Vendredi 6 novembre: vers 13 heures 30, avant d’aller faire la sieste, Bourguiba confie à Saïda Sassi sa décision de nommer un nouveau Premier ministre dès la première heure du lendemain. La télévision sera invitée à enregistrer l’événement, précise-t-il.
L’information est immédiatement transmise à qui de droit. Sans perdre de temps, Ben Ali, qui est non seulement Premier ministre, mais aussi ministre de l’Intérieur, ne l’oublions pas, se rend Place d’Afrique et convoque son condisciple de Saint-Cyr, Habib Ammar, commandant de la Garde nationale. Ils s’isolent pendant tout le reste de l’après-midi et mettent au point un plan de destitution de Bourguiba. Vers 18 heures, chacun d’eux regagne son domicile. A 20 heures, ils se retrouvent au même ministère, après avoir pris chacun une collation, une douche et s’être armé d’un révolver pour pouvoir se suicider en cas d’échec.

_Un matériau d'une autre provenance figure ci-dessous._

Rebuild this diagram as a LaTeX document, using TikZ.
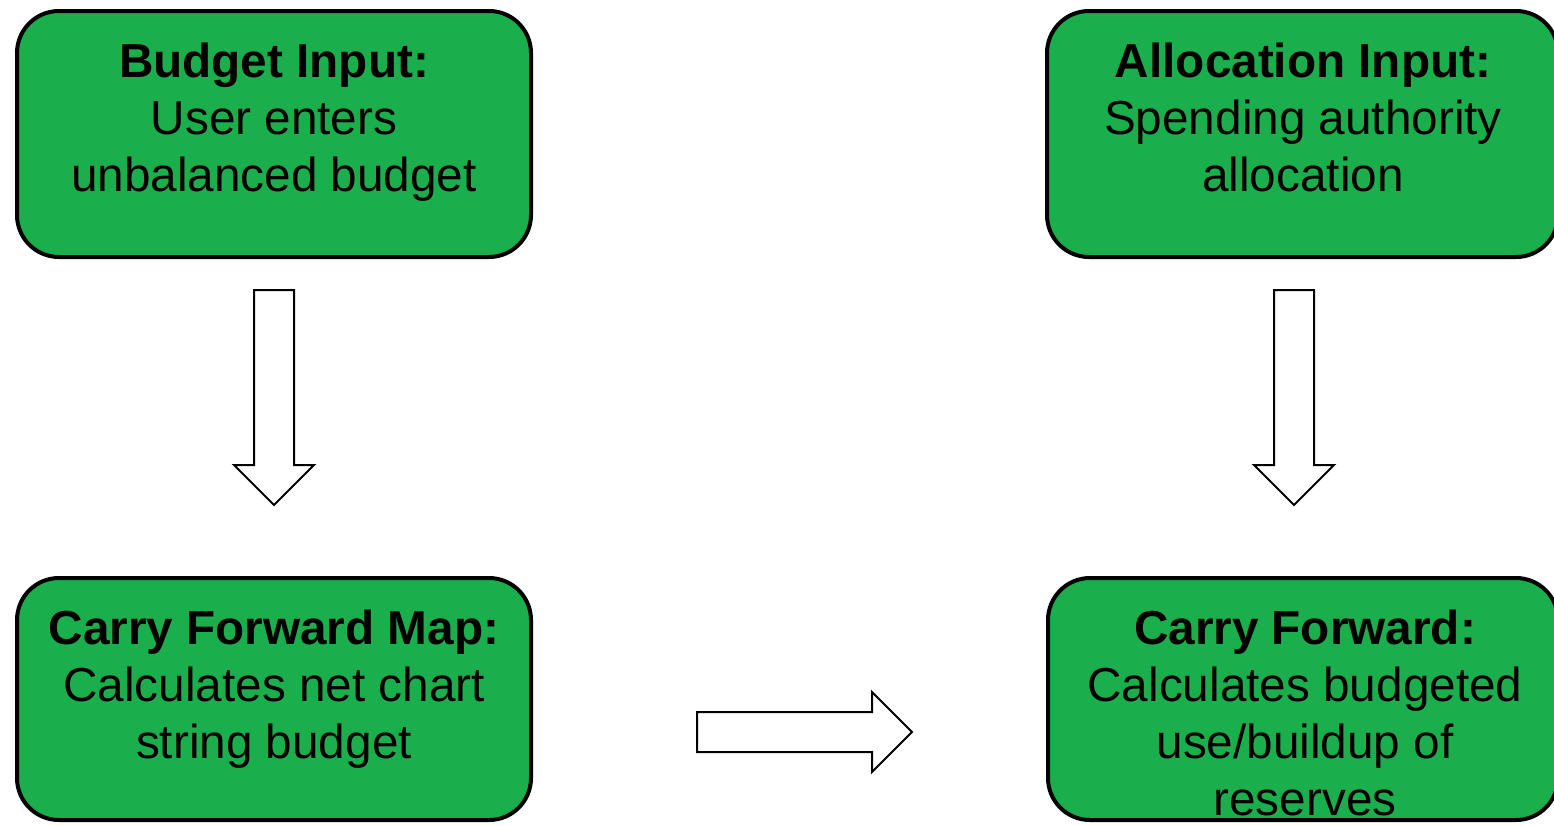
\documentclass[tikz,border=0pt]{standalone}
\usepackage{fontspec}
\setmainfont{Liberation Sans}
\definecolor{boxgreen}{RGB}{27,174,77}
\begin{document}
\begin{tikzpicture}[x=1pt,y=-1pt,
  greenbox/.style={draw=black,line width=4pt,fill=boxgreen,rounded corners=42pt},
  boxtext/.style={anchor=north,inner sep=0pt,align=center,font=\fontsize{47.7}{57}\selectfont},
  blockarrow/.style={draw=black,line width=2pt,fill=white,line join=miter}]
\useasboundingbox (0,0) rectangle (1554,825);
\clip (0,0) rectangle (1554,825);
% boxes
\draw[greenbox] (17,11) rectangle (531,257);
\coordinate (tl) at (274,11);
\draw[greenbox] (1047,11) rectangle (1558,257);
\coordinate (tr) at (1303,11);
\draw[greenbox] (17,578) rectangle (531,820);
\coordinate (bl) at (274,578);
\draw[greenbox] (1048,578) rectangle (1558,820);
\coordinate (br) at (1305,578);
% texts
\node[boxtext] (tltext) at ([yshift=-26pt]tl) {\strut\textbf{Budget Input:}\\User enters\\unbalanced budget};
\node[boxtext] (trtext) at ([yshift=-26pt]tr) {\strut\textbf{Allocation Input:}\\Spending authority\\allocation};
\node[boxtext] (bltext) at ([yshift=-26pt]bl) {\strut\textbf{Carry Forward Map:}\\Calculates net chart\\string budget};
\node[boxtext] (brtext) at ([yshift=-26pt]br) {\strut\textbf{Carry Forward:}\\Calculates budgeted\\use/buildup of\\reserves};
% block arrows
\draw[blockarrow] (254,290) -- (294,290) -- (294,465) -- (314,465) -- (274,505) -- (234,465) -- (254,465) -- cycle;
\draw[blockarrow] (1274,290) -- (1314,290) -- (1314,465) -- (1334,465) -- (1294,505) -- (1254,465) -- (1274,465) -- cycle;
\draw[blockarrow] (697,712) -- (872,712) -- (872,692) -- (912,732) -- (872,772) -- (872,752) -- (697,752) -- cycle;
\end{tikzpicture}
\end{document}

La suite est connue. On convoque le ministre de la Défense nationale, Slaheddine Baly, qui à son tour convoque les médecins devant signer d’un commun accord le document attestant l’inaptitude de Bourguiba à l’exercice du pouvoir.
Le lendemain matin, vers 6 heures, Radio Tunis ouvre son journal pour une déclaration à la nation rédigée par Hédi Baccouche et lue par Hédi Triki.